The study was conducted by Londa Schiebinger, the John L. Hinds Professor of History of Science and director of the Clayman Institute for Gender Research at Stanford University, and Shannon Gilmartin, a quantitative analyst and the institute. The data come from a large research project at the institute, "Dual Career Academic Couples: What Universities Need to Know." Schiebinger and Gilmartin used data collected for that report from 1,222 tenured and tenure-track faculty members in the natural sciences at leading universities. Those studied were all partnered with someone of the opposite sex. (Data were also collected from same-sex couples, but the totals were too small to draw conclusions on them.)

Among the other findings:

  • Male scientists with stay-at-home partners do the least household work, relying on their female partners to do 76 percent of such work.
  • While very few women in the survey (13) have stay-at-home male partners, they do more housework than their male counterparts.
  • The men and women in the study reported nearly identical hours a week at work -- mean of 56.4 hours for men and 56.3 hours for women.
  • Men and women who employ others to do housework are more productive than those who don't employ others. (Productivity is measured by number of published articles.)

Based on these findings, the authors suggest that colleges recognize that housework is "an academic issue" and revise benefits packages accordingly.

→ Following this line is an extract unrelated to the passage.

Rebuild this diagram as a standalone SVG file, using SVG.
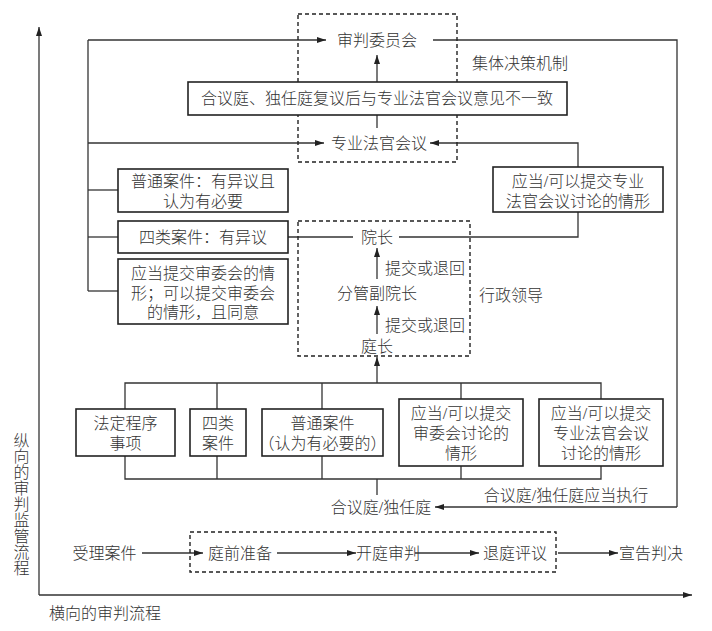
<svg xmlns="http://www.w3.org/2000/svg" width="712" height="631" viewBox="0 0 712 631">
<defs>
<marker id="ah" viewBox="0 0 9 6" refX="9" refY="3" markerWidth="9" markerHeight="6" markerUnits="userSpaceOnUse" orient="auto">
<path d="M0,0 L9,3 L0,6 z" fill="#222"/>
</marker>
</defs>
<style>
text{font-family:"Liberation Serif","Noto Sans CJK SC",serif;font-size:16px;fill:#333;dominant-baseline:central;text-anchor:middle;font-weight:300}
.box{fill:#fff;stroke:#222;stroke-width:1.6}
.dash{fill:none;stroke:#222;stroke-width:1.4;stroke-dasharray:4 3}
.ln{fill:none;stroke:#333;stroke-width:1.3}
.ar{fill:none;stroke:#333;stroke-width:1.3;marker-end:url(#ah)}
.vert{writing-mode:vertical-rl;text-orientation:upright;text-anchor:start}
</style>
<rect width="712" height="631" fill="#fff"/>

<g id="axes">
<path class="ar" d="M39,595 L39,27"/>
<path class="ar" d="M39,595 L692,595"/>
<text class="vert" x="20" y="432">纵向的审判监管流程</text>
<text x="105" y="613">横向的审判流程</text>
</g>

<g id="connectors">
<path class="ln" d="M88,40 L88,291"/>
<path class="ar" d="M88,40 L326,40"/>
<path class="ar" d="M88,143 L324,143"/>
<path class="ln" d="M88,190 L118,190"/>
<path class="ln" d="M88,237 L118,237"/>
<path class="ln" d="M88,291 L118,291"/>
<path class="ln" d="M377,128 L377,115"/>
<path class="ar" d="M377,82 L377,55"/>
<path class="ln" d="M433,40 L677,40 L677,507"/>
<path class="ar" d="M677,507 L435,507"/>
<path class="ar" d="M578,167 L578,143 L430,143"/>
<path class="ln" d="M288,237 L353,237"/>
<path class="ln" d="M399,237 L578,237 L578,212"/>
<path class="ar" d="M377,279 L377,248"/>
<path class="ar" d="M377,334 L377,306"/>
<path class="ar" d="M377,383 L377,357"/>
<path class="ln" d="M125,409 L125,383 L601,383 L601,399"/>
<path class="ln" d="M217,383 L217,409 M322,383 L322,409 M461,383 L461,399"/>
<path class="ln" d="M125,456 L125,479 L601,479 L601,466"/>
<path class="ln" d="M217,456 L217,479 M322,456 L322,479 M461,466 L461,479"/>
<path class="ln" d="M377,479 L377,495"/>
<path class="ar" d="M142,553 L203,553"/>
<path class="ar" d="M277,553 L356,553"/>
<path class="ar" d="M415,553 L479,553"/>
<path class="ar" d="M558,553 L618,553"/>
</g>

<g id="collective">
<rect class="dash" x="298" y="14" width="159" height="148"/>
<text x="520" y="63">集体决策机制</text>
</g>
<g id="shenweihui"><text x="377" y="40">审判委员会</text></g>
<g id="disagree">
<rect class="box" x="188" y="82" width="379" height="33"/>
<text x="377" y="98.5">合议庭、独任庭复议后与专业法官会议意见不一致</text>
</g>
<g id="zhuanye"><text x="379" y="143">专业法官会议</text></g>

<g id="putong-yiyi">
<rect class="box" x="118" y="169" width="170" height="43"/>
<text x="203" y="181">普通案件：有异议且<tspan x="203" dy="20">认为有必要</tspan></text>
</g>
<g id="silei-yiyi">
<rect class="box" x="118" y="221" width="170" height="32"/>
<text x="203" y="237">四类案件：有异议</text>
</g>
<g id="yingdang-shenwei">
<rect class="box" x="118" y="259" width="170" height="65"/>
<text x="203" y="273">应当提交审委会的情<tspan x="203" dy="20">形；可以提交审委会</tspan><tspan x="203" dy="19">的情形，且同意</tspan></text>
</g>
<g id="yingdang-zhuanye-top">
<rect class="box" x="493" y="167" width="170" height="45"/>
<text x="578" y="181">应当/可以提交专业<tspan x="578" dy="20">法官会议讨论的情形</tspan></text>
</g>

<g id="admin">
<rect class="dash" x="298" y="221" width="172" height="135"/>
<text x="511" y="295">行政领导</text>
</g>
<g id="yuanzhang"><text x="377" y="237">院长</text></g>
<g id="label1"><text x="425" y="268">提交或退回</text></g>
<g id="fenguan"><text x="377" y="293">分管副院长</text></g>
<g id="label2"><text x="425" y="325">提交或退回</text></g>
<g id="tingzhang"><text x="377" y="346">庭长</text></g>

<g id="fading">
<rect class="box" x="76" y="409" width="99" height="47"/>
<text x="125.5" y="423">法定程序<tspan x="125.5" dy="20">事项</tspan></text>
</g>
<g id="silei">
<rect class="box" x="190" y="409" width="56" height="47"/>
<text x="218" y="423">四类<tspan x="218" dy="20">案件</tspan></text>
</g>
<g id="putong">
<rect class="box" x="262" y="409" width="121" height="47"/>
<text x="322.5" y="423">普通案件<tspan x="322.5" dy="20">（认为有必要的）</tspan></text>
</g>
<g id="yingdang-shenwei-bottom">
<rect class="box" x="399" y="399" width="124" height="67"/>
<text x="461" y="413">应当/可以提交<tspan x="461" dy="20">审委会讨论的</tspan><tspan x="461" dy="20">情形</tspan></text>
</g>
<g id="yingdang-zhuanye-bottom">
<rect class="box" x="539" y="399" width="124" height="67"/>
<text x="601" y="413">应当/可以提交<tspan x="601" dy="20">专业法官会议</tspan><tspan x="601" dy="20">讨论的情形</tspan></text>
</g>

<g id="heyiting"><text x="381" y="507">合议庭/独任庭</text></g>
<g id="execute-label"><text x="566" y="495">合议庭/独任庭应当执行</text></g>

<g id="horizontal-flow">
<rect class="dash" x="190" y="532" width="366" height="40"/>
<text x="104.5" y="553">受理案件</text>
<text x="240" y="553">庭前准备</text>
<text x="388" y="553">开庭审判</text>
<text x="515" y="553">退庭评议</text>
<text x="651" y="553">宣告判决</text>
</g>
</svg>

They suggest that institutions offer flexible packages of benefits, in which financial assistance for housework would be one possible benefit. They write that some employees might not want the benefit and would prefer, based on their personal or family situations, other benefits. But the option should be included, they write.

"One appealing aspect of this benefit proposal is its inclusivity -- one need not be partnered or have children to gain access," they write.

Schiebinger and Gilmartin acknowledge that, given the economic downturn, this may not be "the right time" to propose a major expansion of benefits. But they say that over the long run, this is an issue that should be addressed.

"Providing benefits to support housework continues dominant social trends of the past 40 years," they write. "U.S. institutions have stepped into the domestic sphere to support aspects of private life, from health-care benefits to child-care supplements. Institutions now need to step in to support housework."

Cathy A. Trower, research director and co-principal Investigator of the Collaborative On Academic Careers in Higher Education, at Harvard University, said she wasn't surprised by the findings on housework. But she said she feared that this may not be the issue that most needs reform.

"I'm all for more benefits for faculty and household help would be great for everyone -- singles and marrieds and men and women. Bravo," she said.

But the larger question is whether such changes would actually help many women (and men). COACHE's surveys of young faculty members have found significant frustrations with work/family balance in higher education, but the surveys have also found many young scholars who don't just want more help, but want different models, with more time for family or non-academic pursuits.

Too much attention to issues like housework may shift attention away from broader reforms, Trower said. She has written about the need for different models for faculty careers -- long-term renewable contracts, tenure expectations that may not require 60 hours a week in the lab and so forth -- as the best way to create more options. Focusing on benefits -- such as how many times you can stop the tenure clock or whether you should be paid for hiring household help -- doesn't address the question of whether the system is one to bolster or needs real reform.

"What I am against is the lack of flexibility and the seeming inability to confront openly the issues at play," she said.